* [Requirement]:
Skipping all pictures, set down the lines of the listing from the first through the one with "(toptxt) at (647,42)".

* [Supplied information]:
· · ·

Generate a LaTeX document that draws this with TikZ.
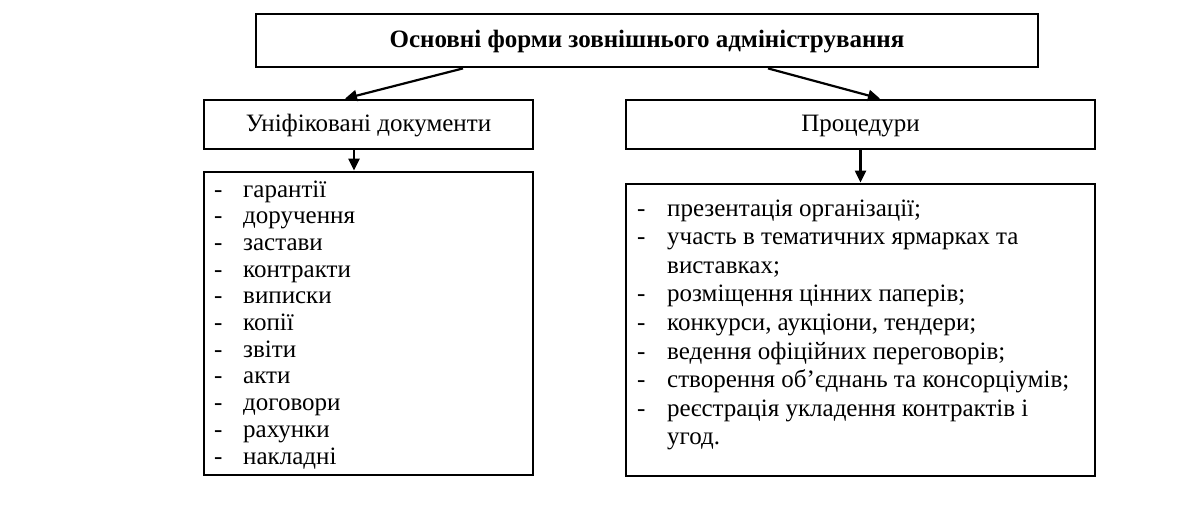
\documentclass[tikz,border=0pt]{standalone}
\usepackage{fontspec}
\setmainfont{Liberation Serif}
\usetikzlibrary{arrows.meta}
\begin{document}
\begin{tikzpicture}[x=1pt,y=-1pt,
  box/.style={draw=black, line width=2.8pt, inner sep=0pt, fill=white},
  arr/.style={line width=2.2pt, -{Triangle[length=12pt,width=11pt]}},
  itemtext/.style={anchor=base west, inner sep=0pt, font=\fontsize{25}{27}\selectfont},
  lbl/.style={font=\fontsize{25}{27}\selectfont}]
\useasboundingbox (0,0) rectangle (1191,507);
\fill[white] (0,0) rectangle (1191,507);

\node[box, minimum width=782pt, minimum height=53pt] (top) at (647,40.5) {};
\node[lbl, font=\fontsize{25}{27}\selectfont\bfseries] (toptxt) at (647,42) {Основні форми зовнішнього адміністрування};

\node[box, minimum width=329pt, minimum height=49pt] (lb1) at (368.5,124.5) {};
\node[lbl] (lb1txt) at (368.5,126) {Уніфіковані документи};

\node[box, minimum width=469pt, minimum height=49pt] (rb1) at (860.5,124.5) {};
\node[lbl] (rb1txt) at (860.5,126) {Процедури};

\node[box, minimum width=329pt, minimum height=303pt] (lb2) at (368.5,323.5) {};
\node[box, minimum width=469pt, minimum height=292pt] (rb2) at (860.5,330) {};

\draw[arr] ([xshift=-184pt]top.south) -- ([xshift=-23.5pt]lb1.north);
\draw[arr] ([xshift=121pt]top.south) -- ([xshift=19.5pt]rb1.north);
\draw[arr] ([xshift=-14.5pt]lb1.south) -- ([xshift=-14.5pt]lb2.north);
\draw[arr] (rb1.south) -- (rb2.north);

% left list
\foreach \t [count=\i from 0] in {гарантії,доручення,застави,контракти,виписки,копії,звіти,акти,договори,рахунки,накладні}{
  \node[itemtext] (ld\i) at (214,{197+26.7*\i}) {-};
  \node[itemtext] (lt\i) at (243,{197+26.7*\i}) {\t};
}

% right list
\foreach \d/\t [count=\i from 0] in {-/презентація організації;,-/участь в тематичних ярмарках та,{}/виставках;,-/розміщення цінних паперів;,-/{конкурси, аукціони, тендери;},-/ведення офіційних переговорів;,-/створення об’єднань та консорціумів;,-/реєстрація укладення контрактів і,{}/угод.}{
  \node[itemtext] (rd\i) at (637,{216+28.6*\i}) {\d};
  \node[itemtext] (rt\i) at (667,{216+28.6*\i}) {\t};
}
\end{tikzpicture}
\end{document}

· · ·

* [Answer below]:
Generate a LaTeX document that draws this with TikZ.
\documentclass[tikz,border=0pt]{standalone}
\usepackage{fontspec}
\setmainfont{Liberation Serif}
\usetikzlibrary{arrows.meta}
\begin{document}
\begin{tikzpicture}[x=1pt,y=-1pt,
  box/.style={draw=black, line width=2.8pt, inner sep=0pt, fill=white},
  arr/.style={line width=2.2pt, -{Triangle[length=12pt,width=11pt]}},
  itemtext/.style={anchor=base west, inner sep=0pt, font=\fontsize{25}{27}\selectfont},
  lbl/.style={font=\fontsize{25}{27}\selectfont}]
\useasboundingbox (0,0) rectangle (1191,507);
\fill[white] (0,0) rectangle (1191,507);

\node[box, minimum width=782pt, minimum height=53pt] (top) at (647,40.5) {};
\node[lbl, font=\fontsize{25}{27}\selectfont\bfseries] (toptxt) at (647,42) {Основні форми зовнішнього адміністрування};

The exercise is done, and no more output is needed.